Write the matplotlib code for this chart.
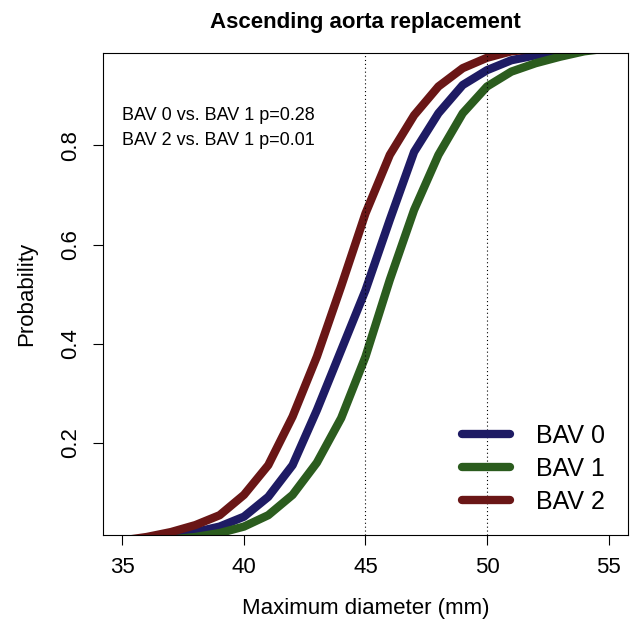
import matplotlib
matplotlib.use("Agg")
import matplotlib.pyplot as plt

plt.rcParams['font.family'] = ['Liberation Sans', 'DejaVu Sans']

# maximum diameter (mm) and cumulative probability per group
diam = [35, 36, 37, 38, 39, 40, 41, 42, 43, 44, 45,
        46, 47, 48, 49, 50, 51, 52, 53, 54, 55]
bav0 = [0.002, 0.004, 0.008, 0.02, 0.031, 0.051, 0.091, 0.155, 0.266, 0.387, 0.508,
        0.65, 0.787, 0.865, 0.922, 0.952, 0.972, 0.982, 0.99, 0.995, 0.998]
bav1 = [0.001, 0.002, 0.005, 0.01, 0.018, 0.031, 0.054, 0.095, 0.16, 0.25, 0.374,
        0.529, 0.67, 0.781, 0.865, 0.919, 0.949, 0.966, 0.979, 0.99, 0.996]
bav2 = [0.003, 0.01, 0.02, 0.034, 0.054, 0.095, 0.155, 0.253, 0.374, 0.516, 0.663,
        0.781, 0.861, 0.919, 0.956, 0.977, 0.99, 0.995, 0.998, 0.999, 1.0]

labels = ["BAV 0", "BAV 1", "BAV 2"]
colors = ["#1e1b64", "#2b5c1e", "#6a1616"]
pvals = ["BAV 0 vs. BAV 1 p=0.28", "BAV 2 vs. BAV 1 p=0.01"]
cutoffs = [45, 50]

fig = plt.figure(figsize=(6.32, 6.24), dpi=100)
ax = fig.add_axes([103/632, 89/624, 525/632, 481.7/624])

for y, lab, col in zip([bav0, bav1, bav2], labels, colors):
    ax.plot(diam, y, color=col, lw=6, label=lab,
            solid_capstyle='round', solid_joinstyle='round')

for c in cutoffs:
    ax.axvline(c, color='black', lw=0.8, linestyle=(0, (1, 2.5)))

ax.set_xlim(34.2, 55.8)
ax.set_ylim(0.014, 0.986)
ax.set_xticks([35, 40, 45, 50, 55])
ax.set_yticks([0.2, 0.4, 0.6, 0.8])
ax.set_yticklabels(["0.2", "0.4", "0.6", "0.8"], rotation=90, va='center')
ax.tick_params(direction='out', length=7, width=0.8, labelsize=16, pad=9)
for s in ax.spines.values():
    s.set_linewidth(0.8)

ax.set_xlabel("Maximum diameter (mm)", fontsize=16, labelpad=14)
ax.set_ylabel("Probability", fontsize=16, labelpad=16)
ax.set_title("Ascending aorta replacement", fontsize=16, fontweight='bold', pad=18)

ax.text(35, 0.861, pvals[0], fontsize=13, va='center')
ax.text(35, 0.811, pvals[1], fontsize=13, va='center')

ax.legend(loc='center left', bbox_to_anchor=(0.684, 0.137), frameon=False,
          fontsize=18, handlelength=1.9, handletextpad=1.05, labelspacing=0.36,
          borderpad=0, borderaxespad=0)

fig.savefig("out.png", dpi=100)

*****

_Required work_
Reproduce the material word for word, minus the images.

_Expected answer_
Write the matplotlib code for this chart.
import matplotlib
matplotlib.use("Agg")
import matplotlib.pyplot as plt

plt.rcParams['font.family'] = ['Liberation Sans', 'DejaVu Sans']

# maximum diameter (mm) and cumulative probability per group
diam = [35, 36, 37, 38, 39, 40, 41, 42, 43, 44, 45,
        46, 47, 48, 49, 50, 51, 52, 53, 54, 55]
bav0 = [0.002, 0.004, 0.008, 0.02, 0.031, 0.051, 0.091, 0.155, 0.266, 0.387, 0.508,
        0.65, 0.787, 0.865, 0.922, 0.952, 0.972, 0.982, 0.99, 0.995, 0.998]
bav1 = [0.001, 0.002, 0.005, 0.01, 0.018, 0.031, 0.054, 0.095, 0.16, 0.25, 0.374,
        0.529, 0.67, 0.781, 0.865, 0.919, 0.949, 0.966, 0.979, 0.99, 0.996]
bav2 = [0.003, 0.01, 0.02, 0.034, 0.054, 0.095, 0.155, 0.253, 0.374, 0.516, 0.663,
        0.781, 0.861, 0.919, 0.956, 0.977, 0.99, 0.995, 0.998, 0.999, 1.0]

labels = ["BAV 0", "BAV 1", "BAV 2"]
colors = ["#1e1b64", "#2b5c1e", "#6a1616"]
pvals = ["BAV 0 vs. BAV 1 p=0.28", "BAV 2 vs. BAV 1 p=0.01"]
cutoffs = [45, 50]

fig = plt.figure(figsize=(6.32, 6.24), dpi=100)
ax = fig.add_axes([103/632, 89/624, 525/632, 481.7/624])

for y, lab, col in zip([bav0, bav1, bav2], labels, colors):
    ax.plot(diam, y, color=col, lw=6, label=lab,
            solid_capstyle='round', solid_joinstyle='round')

for c in cutoffs:
    ax.axvline(c, color='black', lw=0.8, linestyle=(0, (1, 2.5)))

ax.set_xlim(34.2, 55.8)
ax.set_ylim(0.014, 0.986)
ax.set_xticks([35, 40, 45, 50, 55])
ax.set_yticks([0.2, 0.4, 0.6, 0.8])
ax.set_yticklabels(["0.2", "0.4", "0.6", "0.8"], rotation=90, va='center')
ax.tick_params(direction='out', length=7, width=0.8, labelsize=16, pad=9)
for s in ax.spines.values():
    s.set_linewidth(0.8)

ax.set_xlabel("Maximum diameter (mm)", fontsize=16, labelpad=14)
ax.set_ylabel("Probability", fontsize=16, labelpad=16)
ax.set_title("Ascending aorta replacement", fontsize=16, fontweight='bold', pad=18)

ax.text(35, 0.861, pvals[0], fontsize=13, va='center')
ax.text(35, 0.811, pvals[1], fontsize=13, va='center')

ax.legend(loc='center left', bbox_to_anchor=(0.684, 0.137), frameon=False,
          fontsize=18, handlelength=1.9, handletextpad=1.05, labelspacing=0.36,
          borderpad=0, borderaxespad=0)

fig.savefig("out.png", dpi=100)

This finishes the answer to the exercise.